I note Senator Brown's observations about the reprioritising of the aged-care sector, with greater emphasis on home care packages, which are also important. But there is one fact that you cannot get away from, and that is, when people finally go into aged-care residential service facilities, they require a greater level of support. It is that greater level of support that is of critical concern to those in the aged-care sector.

Only a couple of weeks ago, I was visited by and had a meeting with Ms Kate Hough, who is the Victorian CEO of Leading Age Services Australia. In that discussion, she clearly demonstrated why they have such concerns with this new funding model, because it will lead, without doubt, to a $750 million black hole in the provision of aged-care services. This is not me using this as a political football. This is me referring to independent financial analysis that clearly demonstrates this. The financial analysis of the federal government's Aged Care Funding Instrument, ACFI, shows that losses associated with these changes will rise to over $350 million by the year 2014. Whilst it is reasonable to say, 'Crikey, that sounds a lot,' what does that mean for every resident? What does it equate to on an individual basis? When you work out the numbers, it works out to between $20,000 and $23,000 per year per resident, which amounts to some $56 to $63 per day per resident. So we are talking about a significant amount of money that will affect the on-the-ground delivery of service and support to these people.

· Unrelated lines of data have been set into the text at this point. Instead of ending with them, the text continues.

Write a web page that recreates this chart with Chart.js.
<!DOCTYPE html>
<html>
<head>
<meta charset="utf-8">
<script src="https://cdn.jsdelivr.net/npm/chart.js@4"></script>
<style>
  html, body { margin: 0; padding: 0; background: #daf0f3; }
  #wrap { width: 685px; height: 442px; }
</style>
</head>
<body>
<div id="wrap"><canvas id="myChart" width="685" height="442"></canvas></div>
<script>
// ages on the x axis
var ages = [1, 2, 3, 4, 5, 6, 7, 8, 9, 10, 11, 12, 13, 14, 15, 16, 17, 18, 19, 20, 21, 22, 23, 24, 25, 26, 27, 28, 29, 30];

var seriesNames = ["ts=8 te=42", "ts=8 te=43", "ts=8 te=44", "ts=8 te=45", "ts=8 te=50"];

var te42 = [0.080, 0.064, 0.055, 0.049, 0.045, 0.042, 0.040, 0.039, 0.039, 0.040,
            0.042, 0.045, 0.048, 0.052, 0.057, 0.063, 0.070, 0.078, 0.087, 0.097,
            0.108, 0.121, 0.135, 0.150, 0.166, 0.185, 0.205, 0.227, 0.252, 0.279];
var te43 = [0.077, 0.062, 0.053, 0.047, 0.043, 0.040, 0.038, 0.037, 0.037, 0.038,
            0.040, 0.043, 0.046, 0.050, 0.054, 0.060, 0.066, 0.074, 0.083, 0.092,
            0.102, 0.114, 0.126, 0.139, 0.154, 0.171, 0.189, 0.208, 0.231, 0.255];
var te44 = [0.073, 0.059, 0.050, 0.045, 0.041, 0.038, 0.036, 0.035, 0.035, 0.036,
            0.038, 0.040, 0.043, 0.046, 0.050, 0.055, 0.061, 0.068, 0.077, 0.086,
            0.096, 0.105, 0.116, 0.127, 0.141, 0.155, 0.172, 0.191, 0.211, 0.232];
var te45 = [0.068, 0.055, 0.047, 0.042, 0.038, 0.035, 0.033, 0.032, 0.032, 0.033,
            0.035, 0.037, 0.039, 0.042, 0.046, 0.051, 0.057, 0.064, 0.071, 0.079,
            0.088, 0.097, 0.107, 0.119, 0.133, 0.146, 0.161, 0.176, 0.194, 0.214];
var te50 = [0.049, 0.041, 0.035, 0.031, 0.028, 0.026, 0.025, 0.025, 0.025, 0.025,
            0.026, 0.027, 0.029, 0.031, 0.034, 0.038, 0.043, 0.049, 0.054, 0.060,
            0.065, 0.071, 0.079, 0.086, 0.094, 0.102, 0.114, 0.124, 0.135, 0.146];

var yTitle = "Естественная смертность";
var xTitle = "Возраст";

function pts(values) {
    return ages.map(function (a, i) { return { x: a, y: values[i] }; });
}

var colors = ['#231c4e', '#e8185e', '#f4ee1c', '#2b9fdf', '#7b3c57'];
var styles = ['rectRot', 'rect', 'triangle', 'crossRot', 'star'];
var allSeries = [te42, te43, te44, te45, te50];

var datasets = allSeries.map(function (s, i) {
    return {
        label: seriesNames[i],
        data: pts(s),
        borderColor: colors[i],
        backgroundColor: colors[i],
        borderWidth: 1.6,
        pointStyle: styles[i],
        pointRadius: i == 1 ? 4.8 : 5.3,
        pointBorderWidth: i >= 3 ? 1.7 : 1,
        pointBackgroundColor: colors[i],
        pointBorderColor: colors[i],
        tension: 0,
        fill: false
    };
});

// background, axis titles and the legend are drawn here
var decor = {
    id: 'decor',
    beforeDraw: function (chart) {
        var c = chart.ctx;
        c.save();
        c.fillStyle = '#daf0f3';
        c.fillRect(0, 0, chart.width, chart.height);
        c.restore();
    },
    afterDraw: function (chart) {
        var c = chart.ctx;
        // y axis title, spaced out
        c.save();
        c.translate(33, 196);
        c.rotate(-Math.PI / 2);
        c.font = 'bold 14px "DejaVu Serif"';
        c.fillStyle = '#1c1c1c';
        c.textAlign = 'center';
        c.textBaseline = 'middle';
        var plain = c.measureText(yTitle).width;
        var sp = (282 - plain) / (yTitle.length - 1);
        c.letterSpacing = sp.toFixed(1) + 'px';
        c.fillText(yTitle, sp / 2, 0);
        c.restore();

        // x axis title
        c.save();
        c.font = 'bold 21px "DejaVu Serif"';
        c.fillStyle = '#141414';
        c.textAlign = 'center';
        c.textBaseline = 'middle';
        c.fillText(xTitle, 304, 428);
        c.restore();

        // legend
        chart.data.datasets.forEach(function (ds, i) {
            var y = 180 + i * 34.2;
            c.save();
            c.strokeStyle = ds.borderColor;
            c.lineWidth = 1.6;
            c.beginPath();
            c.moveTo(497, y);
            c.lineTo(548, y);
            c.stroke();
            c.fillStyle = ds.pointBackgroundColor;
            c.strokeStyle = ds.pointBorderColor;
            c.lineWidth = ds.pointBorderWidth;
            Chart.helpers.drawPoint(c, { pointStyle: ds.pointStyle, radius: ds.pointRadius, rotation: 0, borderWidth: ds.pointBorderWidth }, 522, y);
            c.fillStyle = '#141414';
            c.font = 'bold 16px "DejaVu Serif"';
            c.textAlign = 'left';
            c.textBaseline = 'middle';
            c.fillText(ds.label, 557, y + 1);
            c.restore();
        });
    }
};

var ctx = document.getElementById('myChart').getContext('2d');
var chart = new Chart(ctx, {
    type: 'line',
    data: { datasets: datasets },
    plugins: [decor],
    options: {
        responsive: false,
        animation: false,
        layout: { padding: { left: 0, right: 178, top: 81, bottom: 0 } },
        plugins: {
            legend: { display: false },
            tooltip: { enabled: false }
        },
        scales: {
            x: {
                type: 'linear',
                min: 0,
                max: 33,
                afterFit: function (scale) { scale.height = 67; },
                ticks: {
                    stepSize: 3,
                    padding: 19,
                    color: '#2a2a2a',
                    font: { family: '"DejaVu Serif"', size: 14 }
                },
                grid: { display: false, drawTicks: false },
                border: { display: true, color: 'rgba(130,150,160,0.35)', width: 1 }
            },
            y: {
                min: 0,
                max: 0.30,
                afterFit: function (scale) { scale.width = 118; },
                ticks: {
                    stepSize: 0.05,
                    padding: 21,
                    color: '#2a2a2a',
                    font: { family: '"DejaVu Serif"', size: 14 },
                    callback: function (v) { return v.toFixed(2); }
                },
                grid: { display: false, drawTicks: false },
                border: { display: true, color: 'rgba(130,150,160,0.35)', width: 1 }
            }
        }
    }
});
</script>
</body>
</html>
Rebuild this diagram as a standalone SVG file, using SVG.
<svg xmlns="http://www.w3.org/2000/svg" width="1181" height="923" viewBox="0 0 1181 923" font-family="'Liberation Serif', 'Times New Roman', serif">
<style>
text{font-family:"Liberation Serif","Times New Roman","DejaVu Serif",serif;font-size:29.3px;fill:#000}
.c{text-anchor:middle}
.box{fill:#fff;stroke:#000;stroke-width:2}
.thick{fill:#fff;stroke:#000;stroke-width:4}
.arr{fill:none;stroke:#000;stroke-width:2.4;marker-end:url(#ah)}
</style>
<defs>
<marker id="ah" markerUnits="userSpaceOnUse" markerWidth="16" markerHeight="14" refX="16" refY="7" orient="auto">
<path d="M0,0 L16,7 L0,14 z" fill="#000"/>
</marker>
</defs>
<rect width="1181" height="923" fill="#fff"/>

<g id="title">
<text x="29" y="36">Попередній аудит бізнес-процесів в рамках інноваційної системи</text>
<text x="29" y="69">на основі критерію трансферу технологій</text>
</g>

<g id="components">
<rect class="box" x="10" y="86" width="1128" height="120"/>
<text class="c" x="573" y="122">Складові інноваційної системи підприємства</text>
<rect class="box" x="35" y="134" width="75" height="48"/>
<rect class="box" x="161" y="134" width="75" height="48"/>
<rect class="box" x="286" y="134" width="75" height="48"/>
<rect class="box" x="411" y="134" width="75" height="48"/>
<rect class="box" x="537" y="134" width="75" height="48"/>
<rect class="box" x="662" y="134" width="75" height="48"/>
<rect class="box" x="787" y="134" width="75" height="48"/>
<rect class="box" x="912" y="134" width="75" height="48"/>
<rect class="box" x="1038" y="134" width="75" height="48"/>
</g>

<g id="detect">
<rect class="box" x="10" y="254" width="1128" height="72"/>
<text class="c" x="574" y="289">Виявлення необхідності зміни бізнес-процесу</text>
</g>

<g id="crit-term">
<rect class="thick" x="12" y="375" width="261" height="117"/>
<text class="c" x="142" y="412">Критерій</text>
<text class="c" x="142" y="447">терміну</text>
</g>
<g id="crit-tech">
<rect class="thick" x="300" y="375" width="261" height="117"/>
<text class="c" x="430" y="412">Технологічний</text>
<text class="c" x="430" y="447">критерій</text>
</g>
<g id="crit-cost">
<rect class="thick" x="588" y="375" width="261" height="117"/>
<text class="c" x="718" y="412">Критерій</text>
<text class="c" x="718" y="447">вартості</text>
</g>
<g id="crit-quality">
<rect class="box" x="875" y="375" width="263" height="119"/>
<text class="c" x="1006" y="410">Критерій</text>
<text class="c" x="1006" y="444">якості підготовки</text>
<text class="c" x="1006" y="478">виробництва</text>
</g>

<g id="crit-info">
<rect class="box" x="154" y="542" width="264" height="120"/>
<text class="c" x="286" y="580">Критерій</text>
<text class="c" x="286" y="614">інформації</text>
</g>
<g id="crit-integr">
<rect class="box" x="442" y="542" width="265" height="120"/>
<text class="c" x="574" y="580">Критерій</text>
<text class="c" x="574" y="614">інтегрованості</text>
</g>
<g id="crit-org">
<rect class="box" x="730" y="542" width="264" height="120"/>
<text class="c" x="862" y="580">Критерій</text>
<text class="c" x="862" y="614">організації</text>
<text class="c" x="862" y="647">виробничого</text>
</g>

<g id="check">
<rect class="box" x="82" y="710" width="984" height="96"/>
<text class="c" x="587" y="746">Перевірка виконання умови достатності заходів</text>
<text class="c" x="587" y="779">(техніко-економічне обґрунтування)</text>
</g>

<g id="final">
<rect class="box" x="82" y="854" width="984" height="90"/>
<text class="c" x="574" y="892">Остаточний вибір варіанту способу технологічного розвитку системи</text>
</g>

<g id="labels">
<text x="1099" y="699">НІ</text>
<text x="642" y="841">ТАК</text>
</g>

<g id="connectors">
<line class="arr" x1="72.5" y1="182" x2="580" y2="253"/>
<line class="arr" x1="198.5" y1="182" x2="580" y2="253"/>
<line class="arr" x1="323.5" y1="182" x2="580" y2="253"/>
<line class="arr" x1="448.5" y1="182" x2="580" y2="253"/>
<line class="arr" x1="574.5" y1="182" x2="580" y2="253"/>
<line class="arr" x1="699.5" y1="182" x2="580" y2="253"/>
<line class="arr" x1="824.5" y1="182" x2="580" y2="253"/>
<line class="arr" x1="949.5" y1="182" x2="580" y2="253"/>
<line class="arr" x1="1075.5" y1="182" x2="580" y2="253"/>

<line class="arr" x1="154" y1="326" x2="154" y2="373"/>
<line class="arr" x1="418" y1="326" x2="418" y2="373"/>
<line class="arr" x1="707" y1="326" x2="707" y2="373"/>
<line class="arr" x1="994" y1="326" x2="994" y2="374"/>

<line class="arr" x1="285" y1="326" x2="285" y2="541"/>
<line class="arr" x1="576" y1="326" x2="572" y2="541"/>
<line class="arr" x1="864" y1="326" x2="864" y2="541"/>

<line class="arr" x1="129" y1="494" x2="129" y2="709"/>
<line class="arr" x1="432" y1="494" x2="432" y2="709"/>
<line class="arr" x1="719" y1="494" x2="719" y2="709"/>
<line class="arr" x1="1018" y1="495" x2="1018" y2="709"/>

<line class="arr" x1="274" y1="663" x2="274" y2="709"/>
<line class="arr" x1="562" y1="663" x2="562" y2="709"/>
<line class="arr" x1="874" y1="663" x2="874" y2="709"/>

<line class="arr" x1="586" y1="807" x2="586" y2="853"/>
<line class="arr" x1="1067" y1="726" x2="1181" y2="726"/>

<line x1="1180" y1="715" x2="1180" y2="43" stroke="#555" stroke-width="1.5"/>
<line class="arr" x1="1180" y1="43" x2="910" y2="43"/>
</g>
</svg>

This really points out just how out of touch the Prime Minister is in thinking that this will not effectively hurt those on the ground. According to this independent analysis, the average loss per aged-care facility will amount to some $125,000 per year. Some facilities in Melbourne could face losses of up to $560,000 per year. Those facilities that are on a smaller scale, which do not have the opportunity to explore and exploit economies of scale, where they may not be a provider of more than one residential facility, will face greater losses, particularly those in rural and regional Australia.

Noting the time, I will just quote one thing from a media release that was issued by Mr Gerard Mansour, of Leading Age Services Australia:

To ensure a viable aged care industry, we’re strongly advocating a move away from a funding model which is artificially constrained by the Federal Government’s budgetary limitations, to one which genuinely matches care funds to people’s needs.